DATASET.

════════════════

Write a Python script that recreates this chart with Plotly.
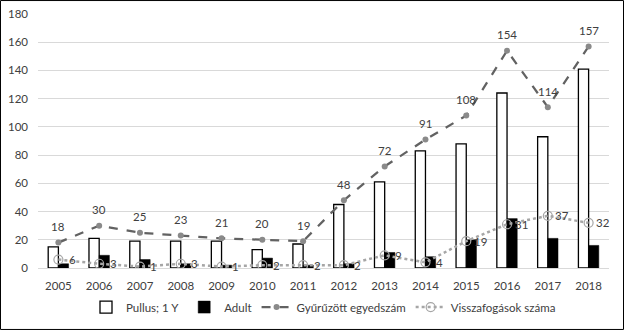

════════════════

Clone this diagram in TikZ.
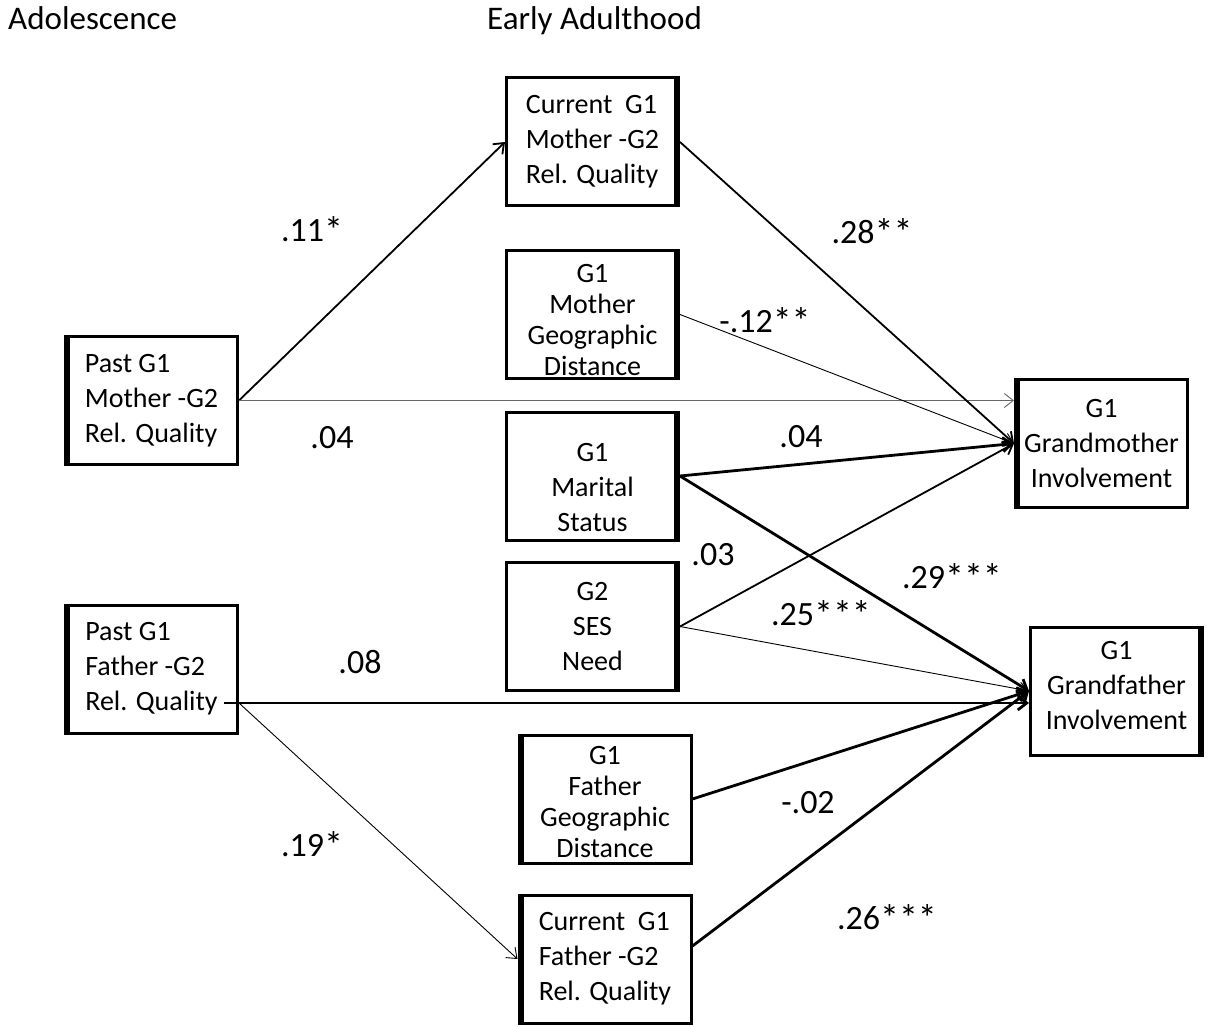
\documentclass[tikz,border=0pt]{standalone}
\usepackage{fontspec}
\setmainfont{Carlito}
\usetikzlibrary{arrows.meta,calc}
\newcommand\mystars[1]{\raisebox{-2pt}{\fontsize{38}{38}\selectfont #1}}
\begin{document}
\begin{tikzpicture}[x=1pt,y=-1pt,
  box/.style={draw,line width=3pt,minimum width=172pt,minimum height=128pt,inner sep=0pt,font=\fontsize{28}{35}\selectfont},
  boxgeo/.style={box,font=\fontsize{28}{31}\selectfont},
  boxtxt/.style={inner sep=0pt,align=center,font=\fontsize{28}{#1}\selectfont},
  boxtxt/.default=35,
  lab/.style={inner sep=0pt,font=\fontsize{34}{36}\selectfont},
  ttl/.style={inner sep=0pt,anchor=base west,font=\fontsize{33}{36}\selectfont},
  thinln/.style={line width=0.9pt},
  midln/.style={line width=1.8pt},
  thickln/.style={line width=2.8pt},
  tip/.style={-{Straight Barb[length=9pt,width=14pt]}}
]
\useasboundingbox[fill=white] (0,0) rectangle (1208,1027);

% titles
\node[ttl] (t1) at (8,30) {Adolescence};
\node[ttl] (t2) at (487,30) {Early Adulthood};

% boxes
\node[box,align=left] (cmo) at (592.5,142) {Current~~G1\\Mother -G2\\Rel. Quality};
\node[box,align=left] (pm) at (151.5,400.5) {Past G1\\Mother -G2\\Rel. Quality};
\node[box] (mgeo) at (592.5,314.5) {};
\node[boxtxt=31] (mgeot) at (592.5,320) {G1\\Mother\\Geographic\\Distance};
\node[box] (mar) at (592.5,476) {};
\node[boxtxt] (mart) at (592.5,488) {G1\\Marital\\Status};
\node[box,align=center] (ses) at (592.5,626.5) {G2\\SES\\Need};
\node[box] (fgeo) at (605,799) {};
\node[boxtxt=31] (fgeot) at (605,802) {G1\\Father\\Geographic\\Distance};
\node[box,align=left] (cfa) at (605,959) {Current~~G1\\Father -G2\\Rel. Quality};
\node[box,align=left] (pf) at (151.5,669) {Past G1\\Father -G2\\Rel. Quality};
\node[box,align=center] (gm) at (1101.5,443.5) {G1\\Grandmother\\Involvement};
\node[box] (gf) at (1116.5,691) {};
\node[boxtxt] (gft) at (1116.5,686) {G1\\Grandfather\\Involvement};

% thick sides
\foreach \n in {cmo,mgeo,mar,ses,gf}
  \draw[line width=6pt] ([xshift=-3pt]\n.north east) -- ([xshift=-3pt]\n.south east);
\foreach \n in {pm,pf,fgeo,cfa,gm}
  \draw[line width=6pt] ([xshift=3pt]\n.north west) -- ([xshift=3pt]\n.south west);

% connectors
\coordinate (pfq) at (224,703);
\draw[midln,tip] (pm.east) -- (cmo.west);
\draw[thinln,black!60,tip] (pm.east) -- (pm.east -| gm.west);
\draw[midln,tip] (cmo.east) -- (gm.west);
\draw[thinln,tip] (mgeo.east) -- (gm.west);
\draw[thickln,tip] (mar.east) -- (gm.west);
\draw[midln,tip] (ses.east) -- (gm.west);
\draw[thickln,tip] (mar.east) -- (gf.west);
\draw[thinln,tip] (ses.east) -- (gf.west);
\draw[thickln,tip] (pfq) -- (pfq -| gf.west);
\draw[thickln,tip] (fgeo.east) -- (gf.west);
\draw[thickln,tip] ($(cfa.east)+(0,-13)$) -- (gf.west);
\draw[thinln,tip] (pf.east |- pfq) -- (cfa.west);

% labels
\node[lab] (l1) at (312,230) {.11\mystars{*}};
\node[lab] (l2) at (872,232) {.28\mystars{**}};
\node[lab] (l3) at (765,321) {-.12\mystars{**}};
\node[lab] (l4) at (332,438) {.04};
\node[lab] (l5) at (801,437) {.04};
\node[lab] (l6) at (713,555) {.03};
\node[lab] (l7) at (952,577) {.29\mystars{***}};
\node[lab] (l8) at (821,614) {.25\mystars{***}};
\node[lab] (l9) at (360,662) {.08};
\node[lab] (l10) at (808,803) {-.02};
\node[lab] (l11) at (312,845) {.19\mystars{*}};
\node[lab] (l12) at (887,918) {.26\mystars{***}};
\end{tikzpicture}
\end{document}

════════════════

Gather from the entries above all lines that include the string "this".

Write a Python script that recreates this chart with Plotly.
Clone this diagram in TikZ.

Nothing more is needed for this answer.